I’ve lived in Marylebone for 25 years, and have long been aware that much of the eastern part of the parish was developed by Edward Harley, Earl of Oxford. My wife and I like to go hiking, and we’ve been lucky enough to walk in some of the more beautiful parts of Great Britain. However, until last weekend I must confess that I’d overlooked the attractions of Dorset.

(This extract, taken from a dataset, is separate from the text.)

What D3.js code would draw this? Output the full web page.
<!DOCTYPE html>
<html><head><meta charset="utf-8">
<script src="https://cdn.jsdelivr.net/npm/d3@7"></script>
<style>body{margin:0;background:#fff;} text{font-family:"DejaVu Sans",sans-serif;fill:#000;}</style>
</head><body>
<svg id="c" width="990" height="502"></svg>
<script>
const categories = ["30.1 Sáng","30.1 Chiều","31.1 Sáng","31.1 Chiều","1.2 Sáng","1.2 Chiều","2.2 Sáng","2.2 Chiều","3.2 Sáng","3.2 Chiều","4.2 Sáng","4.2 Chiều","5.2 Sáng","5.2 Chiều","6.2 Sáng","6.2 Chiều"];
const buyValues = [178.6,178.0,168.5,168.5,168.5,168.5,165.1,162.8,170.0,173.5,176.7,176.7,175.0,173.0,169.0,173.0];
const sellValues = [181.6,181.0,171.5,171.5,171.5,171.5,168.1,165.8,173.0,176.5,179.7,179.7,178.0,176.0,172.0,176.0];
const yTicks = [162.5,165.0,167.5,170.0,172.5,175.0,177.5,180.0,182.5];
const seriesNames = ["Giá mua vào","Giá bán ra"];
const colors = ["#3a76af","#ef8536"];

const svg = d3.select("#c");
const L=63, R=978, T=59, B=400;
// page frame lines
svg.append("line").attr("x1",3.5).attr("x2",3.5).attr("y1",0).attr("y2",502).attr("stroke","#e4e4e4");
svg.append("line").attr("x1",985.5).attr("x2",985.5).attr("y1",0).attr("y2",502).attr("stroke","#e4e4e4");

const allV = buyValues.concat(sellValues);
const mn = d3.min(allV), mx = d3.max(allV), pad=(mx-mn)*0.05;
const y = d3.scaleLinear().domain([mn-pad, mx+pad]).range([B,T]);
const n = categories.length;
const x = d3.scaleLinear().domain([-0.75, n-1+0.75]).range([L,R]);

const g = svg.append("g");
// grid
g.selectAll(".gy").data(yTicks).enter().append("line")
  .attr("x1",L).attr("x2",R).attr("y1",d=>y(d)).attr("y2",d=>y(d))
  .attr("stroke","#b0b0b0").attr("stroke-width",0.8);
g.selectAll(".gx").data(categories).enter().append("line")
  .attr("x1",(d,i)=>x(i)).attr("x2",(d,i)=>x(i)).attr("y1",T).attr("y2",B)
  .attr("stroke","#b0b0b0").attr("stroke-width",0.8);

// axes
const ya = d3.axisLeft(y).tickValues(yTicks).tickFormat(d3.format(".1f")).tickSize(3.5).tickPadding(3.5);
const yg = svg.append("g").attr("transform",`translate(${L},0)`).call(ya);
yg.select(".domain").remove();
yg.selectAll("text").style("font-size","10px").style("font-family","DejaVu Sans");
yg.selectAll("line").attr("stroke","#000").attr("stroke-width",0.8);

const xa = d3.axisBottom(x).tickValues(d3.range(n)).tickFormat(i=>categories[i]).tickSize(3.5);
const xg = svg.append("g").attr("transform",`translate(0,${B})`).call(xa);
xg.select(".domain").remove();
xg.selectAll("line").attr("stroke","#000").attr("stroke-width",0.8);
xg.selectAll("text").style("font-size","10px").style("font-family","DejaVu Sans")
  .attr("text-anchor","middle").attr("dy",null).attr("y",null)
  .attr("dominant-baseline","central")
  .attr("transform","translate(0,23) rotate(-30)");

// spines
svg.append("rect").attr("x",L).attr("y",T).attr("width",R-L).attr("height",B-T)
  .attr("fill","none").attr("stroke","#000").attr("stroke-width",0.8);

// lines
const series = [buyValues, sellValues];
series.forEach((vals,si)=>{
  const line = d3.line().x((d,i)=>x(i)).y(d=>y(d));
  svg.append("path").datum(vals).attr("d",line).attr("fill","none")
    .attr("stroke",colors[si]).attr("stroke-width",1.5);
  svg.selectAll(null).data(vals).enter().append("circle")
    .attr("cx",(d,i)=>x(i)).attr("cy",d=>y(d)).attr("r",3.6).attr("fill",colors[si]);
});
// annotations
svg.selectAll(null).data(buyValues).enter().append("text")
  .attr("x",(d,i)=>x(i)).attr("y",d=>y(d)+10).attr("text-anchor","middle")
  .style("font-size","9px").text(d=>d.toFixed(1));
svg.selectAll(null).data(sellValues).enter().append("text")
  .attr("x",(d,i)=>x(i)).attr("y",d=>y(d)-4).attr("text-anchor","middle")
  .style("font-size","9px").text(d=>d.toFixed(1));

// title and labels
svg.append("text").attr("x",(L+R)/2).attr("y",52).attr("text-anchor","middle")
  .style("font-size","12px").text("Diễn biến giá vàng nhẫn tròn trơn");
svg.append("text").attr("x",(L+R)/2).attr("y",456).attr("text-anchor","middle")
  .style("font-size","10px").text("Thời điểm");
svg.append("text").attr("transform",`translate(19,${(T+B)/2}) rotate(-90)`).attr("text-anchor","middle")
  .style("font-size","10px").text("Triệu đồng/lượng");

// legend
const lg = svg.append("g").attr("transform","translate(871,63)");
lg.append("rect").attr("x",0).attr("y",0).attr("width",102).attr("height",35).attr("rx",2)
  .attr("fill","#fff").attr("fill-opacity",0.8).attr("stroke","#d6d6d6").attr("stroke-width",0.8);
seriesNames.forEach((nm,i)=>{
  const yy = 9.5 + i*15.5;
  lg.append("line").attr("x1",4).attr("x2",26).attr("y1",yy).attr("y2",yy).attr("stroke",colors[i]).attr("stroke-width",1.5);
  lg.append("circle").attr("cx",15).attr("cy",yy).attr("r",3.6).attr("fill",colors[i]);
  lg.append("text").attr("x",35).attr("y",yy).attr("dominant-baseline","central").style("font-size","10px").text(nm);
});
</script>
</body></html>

Aside from the number of very charming towns and villages, and the stunning coastal scenery, I was also struck by the number of Dorset place names which had given themselves to Marylebone streets (Dorset Square being the most obvious, but also Weymouth Street and Portland Place). We also recently listed this scarce and fascinating map of the parish of Marylebone in 1833; a number of subsequent street name changes are noted at this link. All of which got me to researching the connection between Marylebone and Dorset, and Marylebone street names in general:

The story goes like this: In 1710, John Holles, Duke of Newcastle, purchased the manor of Marylebone, and his daughter and heir, Lady Henrietta Cavendish Holles, by her marriage to Edward Harley, Earl of Oxford, passed it into the family of the Earl of Oxford, one of whose titles was Lord Harley of Wigmore. She and the earl, realising the need for fashionable housing north of the Oxford Road, commissioned the surveyor and builder John Prince to draw a master plan that set Cavendish Square in a rational grid system of streets.

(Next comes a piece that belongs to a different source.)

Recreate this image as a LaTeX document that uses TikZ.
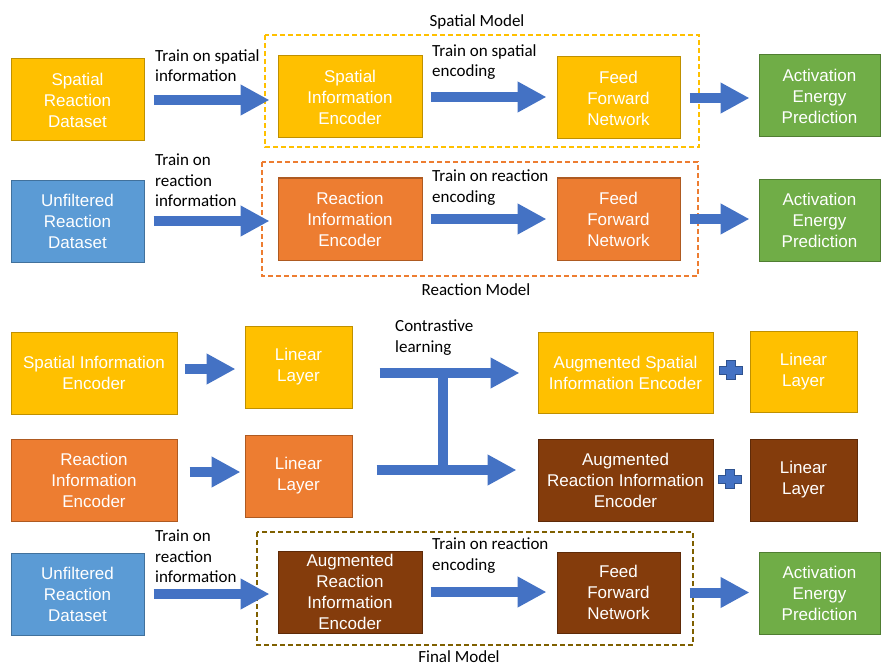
\documentclass[tikz,border=0pt]{standalone}
\usepackage{fontspec}
\setmainfont{Liberation Sans}
\newfontfamily\labelfont{Carlito}
\usetikzlibrary{arrows.meta}

\definecolor{fillyellow}{HTML}{FFC000}
\definecolor{lineyellow}{HTML}{BF9000}
\definecolor{fillorange}{HTML}{ED7D31}
\definecolor{lineorange}{HTML}{AE5A21}
\definecolor{fillblue}{HTML}{5B9BD5}
\definecolor{lineblue}{HTML}{41719C}
\definecolor{fillgreen}{HTML}{70AD47}
\definecolor{linegreen}{HTML}{507E32}
\definecolor{fillbrown}{HTML}{843C0C}
\definecolor{linebrown}{HTML}{5E2A08}
\definecolor{arrowblue}{HTML}{4472C4}
\definecolor{plusline}{HTML}{2F528F}
\definecolor{finalframe}{HTML}{7F6000}

\tikzset{
    block/.style={draw, line width=1pt, text=white, align=center, inner sep=0pt,
                  font=\fontsize{17}{21}\selectfont},
    yellowbox/.style={block, fill=fillyellow, draw=lineyellow},
    orangebox/.style={block, fill=fillorange, draw=lineorange},
    bluebox/.style={block, fill=fillblue, draw=lineblue},
    greenbox/.style={block, fill=fillgreen, draw=linegreen},
    brownbox/.style={block, fill=fillbrown, draw=linebrown},
    barrow/.style={draw=arrowblue, line width=10pt, -{Triangle[length=29pt,width=29pt]}},
    tbar/.style={draw=arrowblue, line width=10pt},
    lbl/.style={font=\labelfont\fontsize{17}{20.5}\selectfont, align=left, inner sep=0pt, anchor=north west},
    title/.style={font=\labelfont\fontsize{17}{20.5}\selectfont, inner sep=0pt, anchor=north},
    modelframe/.style={line width=1.5pt, dash pattern=on 5pt off 3pt},
    plussign/.style={fill=arrowblue, draw=plusline, line width=1pt}
}

\begin{document}
\begin{tikzpicture}[x=1pt,y=-1pt]
    \useasboundingbox (0,0) rectangle (881,666);

    \draw[modelframe, draw=fillyellow] (265,35) rectangle (699,147);
    \node[title] (spm) at (477,14) {Spatial Model};
    \draw[modelframe, draw=fillorange] (262,162) rectangle (698,276);
    \node[title] (rem) at (476,283) {Reaction Model};
    \draw[modelframe, draw=finalframe] (257,532) rectangle (693,645);
    \node[title] (fim) at (459,650) {Final Model};

    \node[yellowbox, minimum width=133pt, minimum height=82pt] (sd)   at (77.5,100)  {Spatial\\Reaction\\Dataset};
    \node[yellowbox, minimum width=144pt, minimum height=82pt] (se)   at (350,97)    {Spatial\\Information\\Encoder};
    \node[yellowbox, minimum width=123pt, minimum height=82pt] (ffn1) at (618.5,98)  {Feed\\Forward\\Network};
    \node[greenbox,  minimum width=121pt, minimum height=82pt] (aep1) at (819.5,96)  {Activation\\Energy\\Prediction};

    \node[bluebox,   minimum width=133pt, minimum height=82pt] (ud1)  at (77.5,221)  {Unfiltered\\Reaction\\Dataset};
    \node[orangebox, minimum width=144pt, minimum height=82pt] (re)   at (350,219)   {Reaction\\Information\\Encoder};
    \node[orangebox, minimum width=123pt, minimum height=82pt] (ffn2) at (618.5,219) {Feed\\Forward\\Network};
    \node[greenbox,  minimum width=121pt, minimum height=82pt] (aep2) at (819.5,220) {Activation\\Energy\\Prediction};

    \node[yellowbox, minimum width=166pt, minimum height=82pt] (sie)  at (94,373)    {Spatial Information\\Encoder};
    \node[yellowbox, minimum width=107pt, minimum height=82pt] (ll1)  at (298.5,367) {Linear\\Layer};
    \node[yellowbox, minimum width=175pt, minimum height=81pt] (ase)  at (625.5,372.5) {Augmented Spatial\\Information Encoder};
    \node[yellowbox, minimum width=107pt, minimum height=81pt] (ll3)  at (803.5,371.5) {Linear\\Layer};

    \node[orangebox, minimum width=166pt, minimum height=82pt] (rie)  at (94,480)    {Reaction\\Information\\Encoder};
    \node[orangebox, minimum width=107pt, minimum height=82pt] (ll2)  at (298.5,476) {Linear\\Layer};
    \node[brownbox,  minimum width=175pt, minimum height=82pt] (are)  at (625.5,480) {Augmented\\Reaction Information\\Encoder};
    \node[brownbox,  minimum width=107pt, minimum height=82pt] (ll4)  at (803.5,480) {Linear\\Layer};

    \node[bluebox,   minimum width=133pt, minimum height=82pt] (ud2)  at (77.5,594)  {Unfiltered\\Reaction\\Dataset};
    \node[brownbox,  minimum width=144pt, minimum height=82pt] (are2) at (350,592)   {Augmented\\Reaction\\Information\\Encoder};
    \node[brownbox,  minimum width=123pt, minimum height=81pt] (ffn3) at (618.5,592.5) {Feed\\Forward\\Network};
    \node[greenbox,  minimum width=121pt, minimum height=82pt] (aep3) at (819.5,593) {Activation\\Energy\\Prediction};

    \draw[barrow, shorten <=9pt, shorten >=8pt]  (sd.east)   -- (sd.east -| se.west);
    \draw[barrow, shorten <=8pt, shorten >=10pt] (se.east)   -- (se.east -| ffn1.west);
    \draw[barrow, shorten <=9pt, shorten >=9pt]  (ffn1.east) -- (ffn1.east -| aep1.west);
    \node[lbl] (l1) at (155,49)  {Train on spatial\\information};
    \node[lbl] (l2) at (432,44)  {Train on spatial\\encoding};

    \draw[barrow, shorten <=9pt, shorten >=8pt]  (ud1.east)  -- (ud1.east -| re.west);
    \draw[barrow, shorten <=8pt, shorten >=10pt] (re.east)   -- (re.east -| ffn2.west);
    \draw[barrow, shorten <=9pt, shorten >=9pt]  (ffn2.east) -- (ffn2.east -| aep2.west);
    \node[lbl] (l3) at (155,154) {Train on\\reaction\\information};
    \node[lbl] (l4) at (432,170) {Train on reaction\\encoding};

    \draw[barrow, shorten <=7pt, shorten >=9pt]  ([yshift=4pt]sie.east) -- ([yshift=4pt]sie.east -| ll1.west);
    \draw[barrow, shorten <=12pt, shorten >=4pt] ([yshift=8pt]rie.east) -- ([yshift=8pt]rie.east -| ll2.west);

    \coordinate (tjoin) at (443,373);
    \coordinate (bjoin) at (443,470);
    \draw[tbar] (tjoin) -- (bjoin);
    \draw[barrow, shorten <=27pt, shorten >=18pt] ([yshift=-6pt]ll1.east) -- ([yshift=-6pt]ll1.east -| ase.west);
    \draw[barrow, shorten <=24pt, shorten >=21pt] ([yshift=6pt]ll2.east)  -- ([yshift=6pt]ll2.east -| are.west);
    \node[lbl] (l5) at (395,320) {Contrastive\\learning};

    \draw[plussign, shift={(731,370)}] (-4.5,-9.5) -- (4.5,-9.5) -- (4.5,-4) -- (11.5,-4) -- (11.5,4) -- (4.5,4)
        -- (4.5,9.5) -- (-4.5,9.5) -- (-4.5,4) -- (-11.5,4) -- (-11.5,-4) -- (-4.5,-4) -- cycle;
    \draw[plussign, shift={(730,479)}] (-4.5,-9.5) -- (4.5,-9.5) -- (4.5,-4) -- (11.5,-4) -- (11.5,4) -- (4.5,4)
        -- (4.5,9.5) -- (-4.5,9.5) -- (-4.5,4) -- (-11.5,4) -- (-11.5,-4) -- (-4.5,-4) -- cycle;

    \draw[barrow, shorten <=9pt, shorten >=8pt]  (ud2.east)  -- (ud2.east -| are2.west);
    \draw[barrow, shorten <=8pt, shorten >=10pt] (are2.east) -- (are2.east -| ffn3.west);
    \draw[barrow, shorten <=9pt, shorten >=9pt]  (ffn3.east) -- (ffn3.east -| aep3.west);
    \node[lbl] (l6) at (155,530) {Train on\\reaction\\information};
    \node[lbl] (l7) at (432,538) {Train on reaction\\encoding};

\end{tikzpicture}
\end{document}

The above brief history alone accounts for the naming of many of Marylebone’s main thoroughfares, including Harley Street, Cavendish Square, New Cavendish Street, Wigmore Street, Holles Street, and Oxford Street. I’d always assumed that Oxford Street was so named because it was part of the road from London to Oxford. In fact, it was previously known variously as the Tyburn Road (Tyburn, the site of the Tyburn Tree, where criminals were executed by hanging, is close to the current location of Marble Arch) and the Uxbridge Road, but changed its name after it was purchased and developed by the Earl of Oxford. Lady Henrietta Cavendish Holles had inherited the Wimpole Estate in Cambridgeshire from her father, accounting for the naming of Wimpole Street.

Returning to the story: the Harley heiress Lady Margaret Cavendish Harley married William, 2nd Duke of Portland, and took the property, including Marylebone High Street, into the Bentinck family (accounting for Bentinck Street). In 1879 the fifth Duke died without issue and the estate passed through the female line to his sister, Lucy Joan Bentinck, widow of the 6th Baron Howard de Walden, in whose family the freehold of much of Marylebone rests to this day (accounting of course for De Walden Street).

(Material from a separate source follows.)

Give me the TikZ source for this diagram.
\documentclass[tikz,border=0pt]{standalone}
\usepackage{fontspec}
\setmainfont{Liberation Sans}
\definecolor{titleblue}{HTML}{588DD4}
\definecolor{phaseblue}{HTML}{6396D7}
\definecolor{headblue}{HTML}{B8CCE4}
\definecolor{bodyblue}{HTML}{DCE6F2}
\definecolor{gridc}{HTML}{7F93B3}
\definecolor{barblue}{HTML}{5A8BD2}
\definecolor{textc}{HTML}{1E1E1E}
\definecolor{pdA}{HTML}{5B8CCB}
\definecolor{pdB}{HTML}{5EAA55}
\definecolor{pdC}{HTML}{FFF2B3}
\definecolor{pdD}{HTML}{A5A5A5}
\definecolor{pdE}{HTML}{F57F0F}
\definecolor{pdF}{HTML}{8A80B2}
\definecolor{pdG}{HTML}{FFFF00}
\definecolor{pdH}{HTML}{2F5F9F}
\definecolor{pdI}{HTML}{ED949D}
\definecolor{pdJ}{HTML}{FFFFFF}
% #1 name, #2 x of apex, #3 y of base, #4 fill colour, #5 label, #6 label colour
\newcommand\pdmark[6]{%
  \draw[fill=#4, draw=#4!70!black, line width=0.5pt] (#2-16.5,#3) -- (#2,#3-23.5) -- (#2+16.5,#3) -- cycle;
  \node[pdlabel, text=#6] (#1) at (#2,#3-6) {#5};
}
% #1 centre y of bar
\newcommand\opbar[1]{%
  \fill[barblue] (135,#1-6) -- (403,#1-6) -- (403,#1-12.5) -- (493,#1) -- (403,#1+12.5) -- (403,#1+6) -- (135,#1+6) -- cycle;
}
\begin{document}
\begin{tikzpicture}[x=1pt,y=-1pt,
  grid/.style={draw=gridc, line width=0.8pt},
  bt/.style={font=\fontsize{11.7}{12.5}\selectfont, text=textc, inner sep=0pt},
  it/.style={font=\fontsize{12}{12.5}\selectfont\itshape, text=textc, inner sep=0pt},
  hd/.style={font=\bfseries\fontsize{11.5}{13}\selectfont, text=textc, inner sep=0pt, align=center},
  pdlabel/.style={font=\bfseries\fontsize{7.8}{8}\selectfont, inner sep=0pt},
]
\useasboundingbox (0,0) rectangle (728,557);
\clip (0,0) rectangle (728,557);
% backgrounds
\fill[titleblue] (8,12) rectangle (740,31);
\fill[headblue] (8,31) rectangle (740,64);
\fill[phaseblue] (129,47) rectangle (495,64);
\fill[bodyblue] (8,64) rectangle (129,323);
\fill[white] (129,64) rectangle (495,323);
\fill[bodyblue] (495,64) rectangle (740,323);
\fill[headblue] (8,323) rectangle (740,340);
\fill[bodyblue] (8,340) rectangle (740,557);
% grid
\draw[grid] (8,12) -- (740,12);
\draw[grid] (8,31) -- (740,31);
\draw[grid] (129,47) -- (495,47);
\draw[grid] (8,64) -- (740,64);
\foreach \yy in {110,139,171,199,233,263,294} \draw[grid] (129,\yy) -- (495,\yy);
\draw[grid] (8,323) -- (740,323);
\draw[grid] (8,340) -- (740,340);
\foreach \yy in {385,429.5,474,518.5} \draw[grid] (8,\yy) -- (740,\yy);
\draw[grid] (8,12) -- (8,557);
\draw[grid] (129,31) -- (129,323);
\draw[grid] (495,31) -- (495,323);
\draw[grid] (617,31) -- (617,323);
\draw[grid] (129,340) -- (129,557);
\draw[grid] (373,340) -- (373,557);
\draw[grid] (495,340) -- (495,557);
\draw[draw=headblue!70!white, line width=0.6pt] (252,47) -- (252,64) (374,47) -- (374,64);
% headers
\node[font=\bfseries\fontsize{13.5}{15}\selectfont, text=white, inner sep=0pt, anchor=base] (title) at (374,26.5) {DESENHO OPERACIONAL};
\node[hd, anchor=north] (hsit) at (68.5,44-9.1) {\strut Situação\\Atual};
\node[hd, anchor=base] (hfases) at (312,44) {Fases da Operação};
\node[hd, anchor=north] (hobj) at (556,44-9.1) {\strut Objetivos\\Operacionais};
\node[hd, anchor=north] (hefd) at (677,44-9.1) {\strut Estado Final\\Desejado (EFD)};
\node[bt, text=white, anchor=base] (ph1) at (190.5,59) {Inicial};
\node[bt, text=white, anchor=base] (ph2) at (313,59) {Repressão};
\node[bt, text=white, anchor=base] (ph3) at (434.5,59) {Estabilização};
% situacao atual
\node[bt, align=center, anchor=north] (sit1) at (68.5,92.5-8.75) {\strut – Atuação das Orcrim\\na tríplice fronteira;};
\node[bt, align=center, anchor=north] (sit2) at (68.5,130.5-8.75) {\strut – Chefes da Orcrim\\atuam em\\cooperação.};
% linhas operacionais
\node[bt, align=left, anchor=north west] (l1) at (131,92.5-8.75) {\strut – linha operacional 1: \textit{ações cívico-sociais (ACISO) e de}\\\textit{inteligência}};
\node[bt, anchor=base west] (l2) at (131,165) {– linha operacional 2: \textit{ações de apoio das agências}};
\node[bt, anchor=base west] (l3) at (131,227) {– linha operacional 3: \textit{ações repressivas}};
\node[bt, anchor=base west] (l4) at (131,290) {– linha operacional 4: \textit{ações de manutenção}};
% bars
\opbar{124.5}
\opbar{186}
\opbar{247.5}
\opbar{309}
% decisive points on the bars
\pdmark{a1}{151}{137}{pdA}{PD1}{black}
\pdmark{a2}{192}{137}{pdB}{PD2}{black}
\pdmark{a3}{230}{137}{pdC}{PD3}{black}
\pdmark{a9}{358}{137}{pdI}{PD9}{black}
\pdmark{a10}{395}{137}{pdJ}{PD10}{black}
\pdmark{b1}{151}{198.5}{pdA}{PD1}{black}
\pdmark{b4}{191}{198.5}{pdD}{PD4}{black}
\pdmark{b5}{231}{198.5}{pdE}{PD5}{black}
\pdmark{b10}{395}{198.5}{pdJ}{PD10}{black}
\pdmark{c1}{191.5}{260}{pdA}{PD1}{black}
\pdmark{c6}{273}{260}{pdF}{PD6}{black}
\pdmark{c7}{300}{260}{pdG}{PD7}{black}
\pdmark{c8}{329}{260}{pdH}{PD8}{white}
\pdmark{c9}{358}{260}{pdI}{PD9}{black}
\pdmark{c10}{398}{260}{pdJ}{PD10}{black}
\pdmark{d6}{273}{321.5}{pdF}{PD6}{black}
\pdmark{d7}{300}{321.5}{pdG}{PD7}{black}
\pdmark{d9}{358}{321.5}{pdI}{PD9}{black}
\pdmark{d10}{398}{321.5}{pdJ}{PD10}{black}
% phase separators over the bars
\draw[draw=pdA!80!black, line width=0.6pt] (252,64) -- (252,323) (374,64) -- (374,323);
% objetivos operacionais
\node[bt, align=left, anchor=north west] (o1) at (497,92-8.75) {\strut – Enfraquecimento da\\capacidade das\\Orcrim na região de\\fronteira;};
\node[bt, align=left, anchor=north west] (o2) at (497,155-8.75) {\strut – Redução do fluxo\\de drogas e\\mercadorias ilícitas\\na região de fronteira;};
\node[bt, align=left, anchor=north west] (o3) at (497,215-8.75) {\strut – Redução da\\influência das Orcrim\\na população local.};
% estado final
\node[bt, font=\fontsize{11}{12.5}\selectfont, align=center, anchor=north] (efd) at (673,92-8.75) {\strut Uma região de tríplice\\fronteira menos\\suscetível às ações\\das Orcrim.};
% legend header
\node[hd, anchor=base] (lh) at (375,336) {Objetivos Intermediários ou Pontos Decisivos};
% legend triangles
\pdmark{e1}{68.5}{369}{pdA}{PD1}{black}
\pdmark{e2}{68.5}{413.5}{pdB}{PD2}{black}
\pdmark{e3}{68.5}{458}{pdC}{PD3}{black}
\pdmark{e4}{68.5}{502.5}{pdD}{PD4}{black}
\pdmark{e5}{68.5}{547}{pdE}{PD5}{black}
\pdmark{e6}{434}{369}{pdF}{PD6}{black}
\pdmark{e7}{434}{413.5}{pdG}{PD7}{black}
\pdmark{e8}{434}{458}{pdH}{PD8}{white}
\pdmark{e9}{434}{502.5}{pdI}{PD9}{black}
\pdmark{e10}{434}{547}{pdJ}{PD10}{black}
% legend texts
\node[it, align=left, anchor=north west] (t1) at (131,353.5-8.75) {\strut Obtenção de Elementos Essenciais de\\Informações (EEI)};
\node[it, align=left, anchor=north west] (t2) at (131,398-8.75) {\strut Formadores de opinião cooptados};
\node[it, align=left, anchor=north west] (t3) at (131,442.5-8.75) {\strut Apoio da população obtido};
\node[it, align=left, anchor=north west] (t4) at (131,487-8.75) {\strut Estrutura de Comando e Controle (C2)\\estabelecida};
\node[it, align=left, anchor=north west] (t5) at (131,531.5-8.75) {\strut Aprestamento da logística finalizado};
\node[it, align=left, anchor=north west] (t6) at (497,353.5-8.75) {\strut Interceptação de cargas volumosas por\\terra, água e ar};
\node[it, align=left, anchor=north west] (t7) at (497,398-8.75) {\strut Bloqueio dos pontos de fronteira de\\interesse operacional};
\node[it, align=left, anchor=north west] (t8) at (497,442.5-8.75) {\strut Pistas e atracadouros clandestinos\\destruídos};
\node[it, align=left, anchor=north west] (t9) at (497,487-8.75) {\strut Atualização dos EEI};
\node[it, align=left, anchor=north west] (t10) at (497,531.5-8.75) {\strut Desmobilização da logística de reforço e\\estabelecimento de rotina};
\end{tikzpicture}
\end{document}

The Dorset connection comes via Lady Harley’s marriage to the Duke of Portland (hence Portland Place), who had landholdings in a number of counties. The family seats were Welbeck Abbey in Nottinghamshire (hence Welbeck Street) and Bolsover Castle in Derbyshire (hence Bolsover Street).

Unconnected to the above family history, formerly named both Charlotte Street and Duke Street, Hallam Street was renamed in the early 1900s after Henry Hallam (1777–1859), a noted historian who had been a local resident, and his son Arthur Henry Hallam (1811–1833), poet and the subject of Tennyson’s elegy In Memoriam.